> BRIEF: Nothing after the line with "XAxis, YAxis, Legend" belongs in the copy; extract the lines below from the top through that line, pictures left out.

* * * * * * * * *

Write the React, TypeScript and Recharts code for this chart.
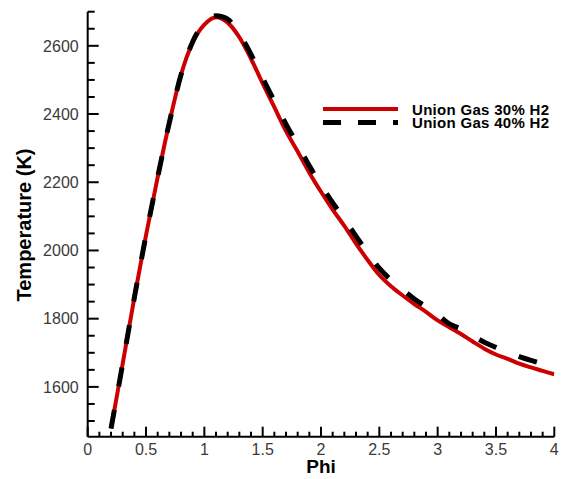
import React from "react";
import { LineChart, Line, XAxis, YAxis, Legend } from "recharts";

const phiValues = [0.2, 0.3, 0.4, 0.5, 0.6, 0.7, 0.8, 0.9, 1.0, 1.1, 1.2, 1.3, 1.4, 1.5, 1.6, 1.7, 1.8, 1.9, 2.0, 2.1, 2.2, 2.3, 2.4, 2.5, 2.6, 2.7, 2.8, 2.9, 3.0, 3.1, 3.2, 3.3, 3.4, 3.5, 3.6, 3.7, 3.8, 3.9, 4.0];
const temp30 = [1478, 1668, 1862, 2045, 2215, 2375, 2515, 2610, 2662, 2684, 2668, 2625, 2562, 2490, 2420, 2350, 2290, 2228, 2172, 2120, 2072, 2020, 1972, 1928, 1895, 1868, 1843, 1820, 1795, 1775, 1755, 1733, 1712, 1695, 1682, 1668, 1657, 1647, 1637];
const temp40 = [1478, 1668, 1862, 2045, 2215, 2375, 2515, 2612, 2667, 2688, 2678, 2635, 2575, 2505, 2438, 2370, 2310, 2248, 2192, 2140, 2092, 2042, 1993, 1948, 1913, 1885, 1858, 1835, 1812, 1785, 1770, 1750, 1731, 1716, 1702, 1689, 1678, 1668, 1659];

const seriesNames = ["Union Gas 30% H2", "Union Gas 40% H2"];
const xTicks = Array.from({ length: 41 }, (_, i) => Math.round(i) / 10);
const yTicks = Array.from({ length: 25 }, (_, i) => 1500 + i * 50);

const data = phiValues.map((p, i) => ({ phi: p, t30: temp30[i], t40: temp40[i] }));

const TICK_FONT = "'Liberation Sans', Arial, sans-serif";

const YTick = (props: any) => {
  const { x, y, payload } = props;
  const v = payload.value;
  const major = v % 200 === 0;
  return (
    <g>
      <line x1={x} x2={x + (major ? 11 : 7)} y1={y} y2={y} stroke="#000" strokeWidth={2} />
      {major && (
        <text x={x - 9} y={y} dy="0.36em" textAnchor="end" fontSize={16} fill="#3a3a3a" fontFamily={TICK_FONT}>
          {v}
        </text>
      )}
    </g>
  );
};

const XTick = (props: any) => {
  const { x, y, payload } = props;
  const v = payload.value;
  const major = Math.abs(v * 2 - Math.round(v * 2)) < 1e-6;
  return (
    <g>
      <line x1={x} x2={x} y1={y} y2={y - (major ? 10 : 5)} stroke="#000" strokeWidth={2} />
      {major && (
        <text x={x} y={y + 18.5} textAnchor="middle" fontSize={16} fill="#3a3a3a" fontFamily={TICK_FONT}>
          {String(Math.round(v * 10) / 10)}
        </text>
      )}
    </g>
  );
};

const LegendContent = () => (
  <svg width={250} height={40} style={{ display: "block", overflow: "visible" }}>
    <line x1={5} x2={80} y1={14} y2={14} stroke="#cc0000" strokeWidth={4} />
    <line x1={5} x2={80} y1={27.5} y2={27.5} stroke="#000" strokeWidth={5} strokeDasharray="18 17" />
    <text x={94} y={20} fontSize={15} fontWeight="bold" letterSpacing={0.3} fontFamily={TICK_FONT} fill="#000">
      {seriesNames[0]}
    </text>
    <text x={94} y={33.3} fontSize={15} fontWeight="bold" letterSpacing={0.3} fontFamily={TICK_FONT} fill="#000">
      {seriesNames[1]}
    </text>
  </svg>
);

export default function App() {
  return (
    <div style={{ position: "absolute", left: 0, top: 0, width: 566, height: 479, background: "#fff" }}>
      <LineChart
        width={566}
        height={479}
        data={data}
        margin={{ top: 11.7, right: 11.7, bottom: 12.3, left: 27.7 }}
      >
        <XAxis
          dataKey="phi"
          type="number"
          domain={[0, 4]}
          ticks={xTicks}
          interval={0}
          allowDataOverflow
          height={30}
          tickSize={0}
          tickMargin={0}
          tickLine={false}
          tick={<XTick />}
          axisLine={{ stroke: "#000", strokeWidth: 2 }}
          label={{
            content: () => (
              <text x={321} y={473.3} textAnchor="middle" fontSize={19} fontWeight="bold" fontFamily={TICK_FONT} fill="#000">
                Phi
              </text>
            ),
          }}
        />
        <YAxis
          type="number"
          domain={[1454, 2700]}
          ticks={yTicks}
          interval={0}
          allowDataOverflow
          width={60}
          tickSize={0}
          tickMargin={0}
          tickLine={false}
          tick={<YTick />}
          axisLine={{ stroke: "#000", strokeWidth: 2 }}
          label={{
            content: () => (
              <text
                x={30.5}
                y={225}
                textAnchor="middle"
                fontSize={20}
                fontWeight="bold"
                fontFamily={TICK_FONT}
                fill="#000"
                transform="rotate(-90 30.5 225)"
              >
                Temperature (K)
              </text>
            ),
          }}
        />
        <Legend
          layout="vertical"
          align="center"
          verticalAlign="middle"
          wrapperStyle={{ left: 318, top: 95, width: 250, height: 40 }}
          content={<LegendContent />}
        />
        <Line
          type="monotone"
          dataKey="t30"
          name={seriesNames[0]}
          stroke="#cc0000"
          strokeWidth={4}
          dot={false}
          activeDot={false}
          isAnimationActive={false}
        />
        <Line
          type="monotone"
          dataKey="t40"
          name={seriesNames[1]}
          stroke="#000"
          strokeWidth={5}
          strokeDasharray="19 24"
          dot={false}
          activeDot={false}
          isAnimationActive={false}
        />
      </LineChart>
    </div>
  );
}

* * * * * * * * *

> SOLUTION:
Write the React, TypeScript and Recharts code for this chart.
import React from "react";
import { LineChart, Line, XAxis, YAxis, Legend } from "recharts";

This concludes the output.